-- START --

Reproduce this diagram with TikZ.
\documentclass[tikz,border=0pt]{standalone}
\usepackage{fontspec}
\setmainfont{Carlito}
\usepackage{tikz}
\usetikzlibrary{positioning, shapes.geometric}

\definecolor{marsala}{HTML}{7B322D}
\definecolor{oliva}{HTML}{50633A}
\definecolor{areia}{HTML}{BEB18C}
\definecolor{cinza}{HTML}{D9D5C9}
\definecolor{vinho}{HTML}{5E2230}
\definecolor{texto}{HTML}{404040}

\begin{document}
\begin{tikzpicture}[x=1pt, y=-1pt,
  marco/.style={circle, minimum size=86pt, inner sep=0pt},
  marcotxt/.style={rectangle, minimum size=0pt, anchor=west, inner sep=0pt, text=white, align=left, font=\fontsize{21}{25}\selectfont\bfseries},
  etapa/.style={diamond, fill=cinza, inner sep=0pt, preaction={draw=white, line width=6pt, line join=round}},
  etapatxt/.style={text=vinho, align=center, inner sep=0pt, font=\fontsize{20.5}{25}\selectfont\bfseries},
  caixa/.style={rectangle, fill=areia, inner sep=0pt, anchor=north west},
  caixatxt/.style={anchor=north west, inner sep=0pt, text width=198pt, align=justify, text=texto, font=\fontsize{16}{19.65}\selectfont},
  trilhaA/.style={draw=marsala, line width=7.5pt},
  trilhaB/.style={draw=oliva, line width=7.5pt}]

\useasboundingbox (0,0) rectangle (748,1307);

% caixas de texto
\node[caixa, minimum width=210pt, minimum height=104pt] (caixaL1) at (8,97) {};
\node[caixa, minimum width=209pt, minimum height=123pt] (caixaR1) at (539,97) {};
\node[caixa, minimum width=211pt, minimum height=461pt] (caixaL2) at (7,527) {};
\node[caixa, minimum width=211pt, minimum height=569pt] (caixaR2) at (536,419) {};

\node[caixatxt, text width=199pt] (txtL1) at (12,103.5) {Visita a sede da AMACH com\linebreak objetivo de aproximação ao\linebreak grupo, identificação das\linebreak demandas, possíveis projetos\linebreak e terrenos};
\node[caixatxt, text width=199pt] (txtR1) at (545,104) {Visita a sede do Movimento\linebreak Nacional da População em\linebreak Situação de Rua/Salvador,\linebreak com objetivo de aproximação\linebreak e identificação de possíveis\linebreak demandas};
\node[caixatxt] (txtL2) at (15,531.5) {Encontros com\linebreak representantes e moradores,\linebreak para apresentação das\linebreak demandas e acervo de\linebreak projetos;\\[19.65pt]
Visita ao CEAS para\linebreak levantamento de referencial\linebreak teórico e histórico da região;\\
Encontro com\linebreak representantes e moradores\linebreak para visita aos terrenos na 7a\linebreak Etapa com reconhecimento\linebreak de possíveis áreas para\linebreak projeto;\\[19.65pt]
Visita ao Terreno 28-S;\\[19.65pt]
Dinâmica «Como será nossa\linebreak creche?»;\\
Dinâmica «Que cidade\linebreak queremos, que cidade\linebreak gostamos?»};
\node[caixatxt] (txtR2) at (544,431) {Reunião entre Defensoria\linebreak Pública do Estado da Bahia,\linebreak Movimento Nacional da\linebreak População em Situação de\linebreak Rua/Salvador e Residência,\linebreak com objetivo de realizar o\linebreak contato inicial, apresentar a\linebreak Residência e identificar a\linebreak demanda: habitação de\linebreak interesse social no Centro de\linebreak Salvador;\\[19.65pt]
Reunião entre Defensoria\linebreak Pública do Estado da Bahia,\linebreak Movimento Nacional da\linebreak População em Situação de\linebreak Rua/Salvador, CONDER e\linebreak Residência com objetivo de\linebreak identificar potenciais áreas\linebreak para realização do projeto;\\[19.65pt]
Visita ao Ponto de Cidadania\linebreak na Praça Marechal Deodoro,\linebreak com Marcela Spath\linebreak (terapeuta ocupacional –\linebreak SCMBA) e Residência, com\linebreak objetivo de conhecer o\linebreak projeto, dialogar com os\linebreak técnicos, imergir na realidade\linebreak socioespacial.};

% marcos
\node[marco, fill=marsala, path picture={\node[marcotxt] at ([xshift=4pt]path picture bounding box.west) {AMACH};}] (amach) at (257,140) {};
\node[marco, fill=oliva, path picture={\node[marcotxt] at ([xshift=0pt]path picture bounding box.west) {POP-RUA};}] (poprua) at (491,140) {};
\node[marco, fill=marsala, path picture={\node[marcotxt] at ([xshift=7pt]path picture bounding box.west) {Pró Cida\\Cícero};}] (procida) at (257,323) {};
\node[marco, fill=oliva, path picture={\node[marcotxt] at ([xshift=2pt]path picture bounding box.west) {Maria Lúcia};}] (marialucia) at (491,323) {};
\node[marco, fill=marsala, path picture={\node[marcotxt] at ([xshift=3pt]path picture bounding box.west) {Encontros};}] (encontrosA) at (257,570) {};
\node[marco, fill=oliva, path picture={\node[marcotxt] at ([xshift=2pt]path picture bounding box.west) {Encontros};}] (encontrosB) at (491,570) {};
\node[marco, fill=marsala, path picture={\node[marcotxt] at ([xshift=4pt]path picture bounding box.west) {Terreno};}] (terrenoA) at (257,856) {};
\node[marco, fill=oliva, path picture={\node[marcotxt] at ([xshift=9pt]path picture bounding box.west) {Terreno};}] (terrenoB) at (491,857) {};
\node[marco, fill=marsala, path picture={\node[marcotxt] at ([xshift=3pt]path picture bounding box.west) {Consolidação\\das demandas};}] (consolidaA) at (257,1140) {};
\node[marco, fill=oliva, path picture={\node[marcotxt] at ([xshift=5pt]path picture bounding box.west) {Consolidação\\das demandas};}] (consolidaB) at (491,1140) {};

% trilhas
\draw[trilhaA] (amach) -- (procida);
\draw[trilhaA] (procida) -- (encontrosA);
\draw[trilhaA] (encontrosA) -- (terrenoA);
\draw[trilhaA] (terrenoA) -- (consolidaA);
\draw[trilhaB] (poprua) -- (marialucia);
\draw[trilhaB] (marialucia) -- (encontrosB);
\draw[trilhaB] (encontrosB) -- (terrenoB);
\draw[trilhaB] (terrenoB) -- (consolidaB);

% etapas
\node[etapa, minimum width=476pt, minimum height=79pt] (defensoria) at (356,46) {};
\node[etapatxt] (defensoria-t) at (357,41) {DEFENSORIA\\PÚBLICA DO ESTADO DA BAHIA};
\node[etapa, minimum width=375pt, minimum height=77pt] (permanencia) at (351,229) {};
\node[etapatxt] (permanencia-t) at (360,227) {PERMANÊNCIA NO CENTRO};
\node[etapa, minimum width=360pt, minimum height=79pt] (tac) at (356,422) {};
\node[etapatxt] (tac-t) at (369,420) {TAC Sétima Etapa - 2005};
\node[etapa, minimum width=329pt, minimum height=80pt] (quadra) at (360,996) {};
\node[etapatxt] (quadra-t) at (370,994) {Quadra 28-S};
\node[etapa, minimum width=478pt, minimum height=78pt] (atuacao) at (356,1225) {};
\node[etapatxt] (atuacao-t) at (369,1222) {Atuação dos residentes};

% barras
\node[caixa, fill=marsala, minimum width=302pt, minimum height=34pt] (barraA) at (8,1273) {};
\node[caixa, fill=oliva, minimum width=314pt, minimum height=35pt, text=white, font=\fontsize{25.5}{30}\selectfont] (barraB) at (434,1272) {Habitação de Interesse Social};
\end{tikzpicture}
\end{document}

-- END --

Extract the lines above, from the first one through the one containing "width=211pt, minimum height=569pt]", and return only those, unchanged.

§ Task result:
Reproduce this diagram with TikZ.
\documentclass[tikz,border=0pt]{standalone}
\usepackage{fontspec}
\setmainfont{Carlito}
\usepackage{tikz}
\usetikzlibrary{positioning, shapes.geometric}

\definecolor{marsala}{HTML}{7B322D}
\definecolor{oliva}{HTML}{50633A}
\definecolor{areia}{HTML}{BEB18C}
\definecolor{cinza}{HTML}{D9D5C9}
\definecolor{vinho}{HTML}{5E2230}
\definecolor{texto}{HTML}{404040}

\begin{document}
\begin{tikzpicture}[x=1pt, y=-1pt,
  marco/.style={circle, minimum size=86pt, inner sep=0pt},
  marcotxt/.style={rectangle, minimum size=0pt, anchor=west, inner sep=0pt, text=white, align=left, font=\fontsize{21}{25}\selectfont\bfseries},
  etapa/.style={diamond, fill=cinza, inner sep=0pt, preaction={draw=white, line width=6pt, line join=round}},
  etapatxt/.style={text=vinho, align=center, inner sep=0pt, font=\fontsize{20.5}{25}\selectfont\bfseries},
  caixa/.style={rectangle, fill=areia, inner sep=0pt, anchor=north west},
  caixatxt/.style={anchor=north west, inner sep=0pt, text width=198pt, align=justify, text=texto, font=\fontsize{16}{19.65}\selectfont},
  trilhaA/.style={draw=marsala, line width=7.5pt},
  trilhaB/.style={draw=oliva, line width=7.5pt}]

\useasboundingbox (0,0) rectangle (748,1307);

% caixas de texto
\node[caixa, minimum width=210pt, minimum height=104pt] (caixaL1) at (8,97) {};
\node[caixa, minimum width=209pt, minimum height=123pt] (caixaR1) at (539,97) {};
\node[caixa, minimum width=211pt, minimum height=461pt] (caixaL2) at (7,527) {};
\node[caixa, minimum width=211pt, minimum height=569pt] (caixaR2) at (536,419) {};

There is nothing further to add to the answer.